START Provided material

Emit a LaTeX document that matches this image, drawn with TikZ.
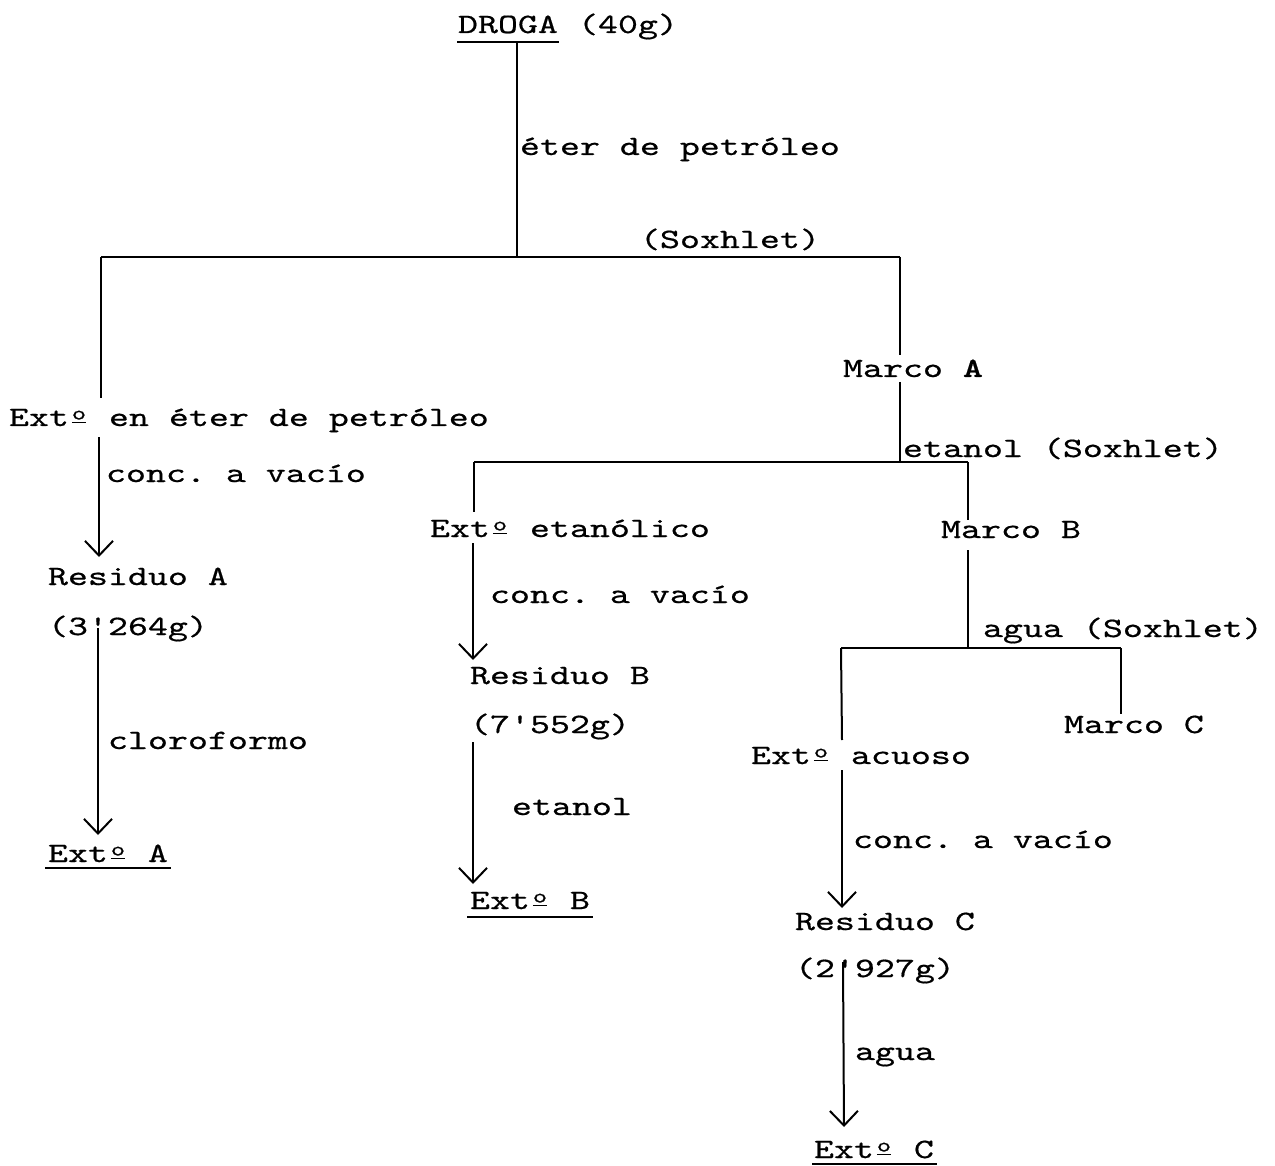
\documentclass[tikz,border=0pt]{standalone}
\usepackage{fontspec}
\setmonofont{lmmono10-regular.otf}[FakeStretch=1.36, FakeBold=0.6, BoldFont=lmmonolt10-bold.otf]
\usetikzlibrary{arrows.meta}
\newcommand\ordm{\makebox[15pt][c]{\raisebox{2pt}{\vbox{\hbox{\fontsize{15pt}{15pt}\selectfont o}\kern1.5pt\hrule height 1.3pt}}}}
\tikzset{
  txt/.style={anchor=base west, inner sep=0pt, outer sep=0pt,
              font=\fontsize{21pt}{25pt}\selectfont\ttfamily},
  ln/.style={line width=1.5pt},
  arr/.style={line width=1.5pt, -{Straight Barb[length=11pt, width=21pt, line width=1.5pt]}},
  ul/.style={line width=2.2pt}
}
\begin{document}
\begin{tikzpicture}[x=0.75pt, y=-0.75pt]
\useasboundingbox (0,0) rectangle (1275,1166);
\fill[white] (0,0) rectangle (1275,1166);

% ---------- text nodes ----------
\node[txt] (droga)   at (458,33)   {DROGA};
\node[txt] (g40)     at (578,33)   {(40g)};
\node[txt] (eter)    at (520,155)  {éter de petróleo};
\node[txt] (soxA)    at (640,248)  {(Soxhlet)};
\node[txt] (extEP)   at (9,426)    {Ext\ordm{} en éter de petróleo};
\node[txt] (conc1)   at (106,482)  {conc. a vacío};
\node[txt] (resA)    at (48,585)   {Residuo A};
\node[txt] (gA)      at (48,635)   {(3'264g)};
\node[txt] (cloro)   at (108,749)  {cloroformo};
\node[txt] (extA)    at (48,862)   {Ext\ordm{} A};
\node[txt] (marcoA)  at (843,377)  {Marco \textbf{A}};
\node[txt] (etanolS) at (903,457)  {etanol (Soxhlet)};
\node[txt] (extEt)   at (430,537)  {Ext\ordm{} etanólico};
\node[txt] (conc2)   at (490,603)  {conc. a vacío};
\node[txt] (resB)    at (470,684)  {Residuo B};
\node[txt] (gB)      at (470,733)  {(7'552g)};
\node[txt] (etanol)  at (512,815)  {etanol};
\node[txt] (extB)    at (470,909)  {Ext\ordm{} B};
\node[txt] (marcoB)  at (941,538)  {Marco B};
\node[txt] (aguaS)   at (983,637)  {agua (Soxhlet)};
\node[txt] (marcoC)  at (1064,733) {Marco C};
\node[txt] (extAc)   at (751,764)  {Ext\ordm{} acuoso};
\node[txt] (conc3)   at (853,848)  {conc. a vacío};
\node[txt] (resC)    at (795,930)  {Residuo C};
\node[txt] (gC)      at (795,977)  {(2'927g)};
\node[txt] (agua)    at (855,1060) {agua};
\node[txt] (extC)    at (814,1158) {Ext\ordm{} C};

% ---------- underlines ----------
\draw[ul] ([shift={(-1,9)}]droga.base west) -- ([shift={(1,9)}]droga.base east);
\draw[ul] ([shift={(-3,6)}]extA.base west) -- ([shift={(3,6)}]extA.base east);
\draw[ul] ([shift={(-3,8)}]extB.base west) -- ([shift={(3,8)}]extB.base east);
\draw[ul] ([shift={(-2,6)}]extC.base west) -- ([shift={(3,6)}]extC.base east);

% ---------- junction coordinates ----------
\coordinate (d0)  at (517,42);
\coordinate (j0)  at (517,257);
\coordinate (jL)  at (101,257);
\coordinate (jR)  at (900,257);
\coordinate (aL1) at (101,398);
\coordinate (aL2) at (99,437);
\coordinate (aL3) at (99,557);
\coordinate (aA1) at (98,628);
\coordinate (aA2) at (98,835);
\coordinate (mA1) at (900,355);
\coordinate (mA2) at (900,382);
\coordinate (k0)  at (900,462);
\coordinate (kL)  at (474,462);
\coordinate (kR)  at (968,462);
\coordinate (bL1) at (474,512);
\coordinate (bL2) at (473,543);
\coordinate (bL3) at (473,660);
\coordinate (bB1) at (473,742);
\coordinate (bB2) at (473,884);
\coordinate (mB1) at (968,520);
\coordinate (mB2) at (968,550);
\coordinate (m0)  at (968,648);
\coordinate (mL)  at (841,648);
\coordinate (mR)  at (1121,648);
\coordinate (mC1) at (1121,714);
\coordinate (cL1) at (842,740);
\coordinate (cL2) at (842,770);
\coordinate (cL3) at (842,908);
\coordinate (cC1) at (843,962);
\coordinate (cC2) at (844,1127);

% ---------- connectors ----------
\draw[ln] (d0) -- (j0);
\draw[ln] (jL) -- (jR);
\draw[ln] (jL) -- (aL1);
\draw[arr] (aL2) -- (aL3);
\draw[arr] (aA1) -- (aA2);
\draw[ln] (jR) -- (mA1);
\draw[ln] (mA2) -- (k0);
\draw[ln] (kL) -- (kR);
\draw[ln] (kL) -- (bL1);
\draw[arr] (bL2) -- (bL3);
\draw[arr] (bB1) -- (bB2);
\draw[ln] (kR) -- (mB1);
\draw[ln] (mB2) -- (m0);
\draw[ln] (mL) -- (mR);
\draw[ln] (mR) -- (mC1);
\draw[ln] (mL) -- (cL1);
\draw[arr] (cL2) -- (cL3);
\draw[arr] (cC1) -- (cC2);
\end{tikzpicture}
\end{document}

END Provided material

Given instruction: Print the listing above in full, exactly as written. Omit any pictures.

The completed task:
Emit a LaTeX document that matches this image, drawn with TikZ.
\documentclass[tikz,border=0pt]{standalone}
\usepackage{fontspec}
\setmonofont{lmmono10-regular.otf}[FakeStretch=1.36, FakeBold=0.6, BoldFont=lmmonolt10-bold.otf]
\usetikzlibrary{arrows.meta}
\newcommand\ordm{\makebox[15pt][c]{\raisebox{2pt}{\vbox{\hbox{\fontsize{15pt}{15pt}\selectfont o}\kern1.5pt\hrule height 1.3pt}}}}
\tikzset{
  txt/.style={anchor=base west, inner sep=0pt, outer sep=0pt,
              font=\fontsize{21pt}{25pt}\selectfont\ttfamily},
  ln/.style={line width=1.5pt},
  arr/.style={line width=1.5pt, -{Straight Barb[length=11pt, width=21pt, line width=1.5pt]}},
  ul/.style={line width=2.2pt}
}
\begin{document}
\begin{tikzpicture}[x=0.75pt, y=-0.75pt]
\useasboundingbox (0,0) rectangle (1275,1166);
\fill[white] (0,0) rectangle (1275,1166);

% ---------- text nodes ----------
\node[txt] (droga)   at (458,33)   {DROGA};
\node[txt] (g40)     at (578,33)   {(40g)};
\node[txt] (eter)    at (520,155)  {éter de petróleo};
\node[txt] (soxA)    at (640,248)  {(Soxhlet)};
\node[txt] (extEP)   at (9,426)    {Ext\ordm{} en éter de petróleo};
\node[txt] (conc1)   at (106,482)  {conc. a vacío};
\node[txt] (resA)    at (48,585)   {Residuo A};
\node[txt] (gA)      at (48,635)   {(3'264g)};
\node[txt] (cloro)   at (108,749)  {cloroformo};
\node[txt] (extA)    at (48,862)   {Ext\ordm{} A};
\node[txt] (marcoA)  at (843,377)  {Marco \textbf{A}};
\node[txt] (etanolS) at (903,457)  {etanol (Soxhlet)};
\node[txt] (extEt)   at (430,537)  {Ext\ordm{} etanólico};
\node[txt] (conc2)   at (490,603)  {conc. a vacío};
\node[txt] (resB)    at (470,684)  {Residuo B};
\node[txt] (gB)      at (470,733)  {(7'552g)};
\node[txt] (etanol)  at (512,815)  {etanol};
\node[txt] (extB)    at (470,909)  {Ext\ordm{} B};
\node[txt] (marcoB)  at (941,538)  {Marco B};
\node[txt] (aguaS)   at (983,637)  {agua (Soxhlet)};
\node[txt] (marcoC)  at (1064,733) {Marco C};
\node[txt] (extAc)   at (751,764)  {Ext\ordm{} acuoso};
\node[txt] (conc3)   at (853,848)  {conc. a vacío};
\node[txt] (resC)    at (795,930)  {Residuo C};
\node[txt] (gC)      at (795,977)  {(2'927g)};
\node[txt] (agua)    at (855,1060) {agua};
\node[txt] (extC)    at (814,1158) {Ext\ordm{} C};

% ---------- underlines ----------
\draw[ul] ([shift={(-1,9)}]droga.base west) -- ([shift={(1,9)}]droga.base east);
\draw[ul] ([shift={(-3,6)}]extA.base west) -- ([shift={(3,6)}]extA.base east);
\draw[ul] ([shift={(-3,8)}]extB.base west) -- ([shift={(3,8)}]extB.base east);
\draw[ul] ([shift={(-2,6)}]extC.base west) -- ([shift={(3,6)}]extC.base east);

% ---------- junction coordinates ----------
\coordinate (d0)  at (517,42);
\coordinate (j0)  at (517,257);
\coordinate (jL)  at (101,257);
\coordinate (jR)  at (900,257);
\coordinate (aL1) at (101,398);
\coordinate (aL2) at (99,437);
\coordinate (aL3) at (99,557);
\coordinate (aA1) at (98,628);
\coordinate (aA2) at (98,835);
\coordinate (mA1) at (900,355);
\coordinate (mA2) at (900,382);
\coordinate (k0)  at (900,462);
\coordinate (kL)  at (474,462);
\coordinate (kR)  at (968,462);
\coordinate (bL1) at (474,512);
\coordinate (bL2) at (473,543);
\coordinate (bL3) at (473,660);
\coordinate (bB1) at (473,742);
\coordinate (bB2) at (473,884);
\coordinate (mB1) at (968,520);
\coordinate (mB2) at (968,550);
\coordinate (m0)  at (968,648);
\coordinate (mL)  at (841,648);
\coordinate (mR)  at (1121,648);
\coordinate (mC1) at (1121,714);
\coordinate (cL1) at (842,740);
\coordinate (cL2) at (842,770);
\coordinate (cL3) at (842,908);
\coordinate (cC1) at (843,962);
\coordinate (cC2) at (844,1127);

% ---------- connectors ----------
\draw[ln] (d0) -- (j0);
\draw[ln] (jL) -- (jR);
\draw[ln] (jL) -- (aL1);
\draw[arr] (aL2) -- (aL3);
\draw[arr] (aA1) -- (aA2);
\draw[ln] (jR) -- (mA1);
\draw[ln] (mA2) -- (k0);
\draw[ln] (kL) -- (kR);
\draw[ln] (kL) -- (bL1);
\draw[arr] (bL2) -- (bL3);
\draw[arr] (bB1) -- (bB2);
\draw[ln] (kR) -- (mB1);
\draw[ln] (mB2) -- (m0);
\draw[ln] (mL) -- (mR);
\draw[ln] (mR) -- (mC1);
\draw[ln] (mL) -- (cL1);
\draw[arr] (cL2) -- (cL3);
\draw[arr] (cC1) -- (cC2);
\end{tikzpicture}
\end{document}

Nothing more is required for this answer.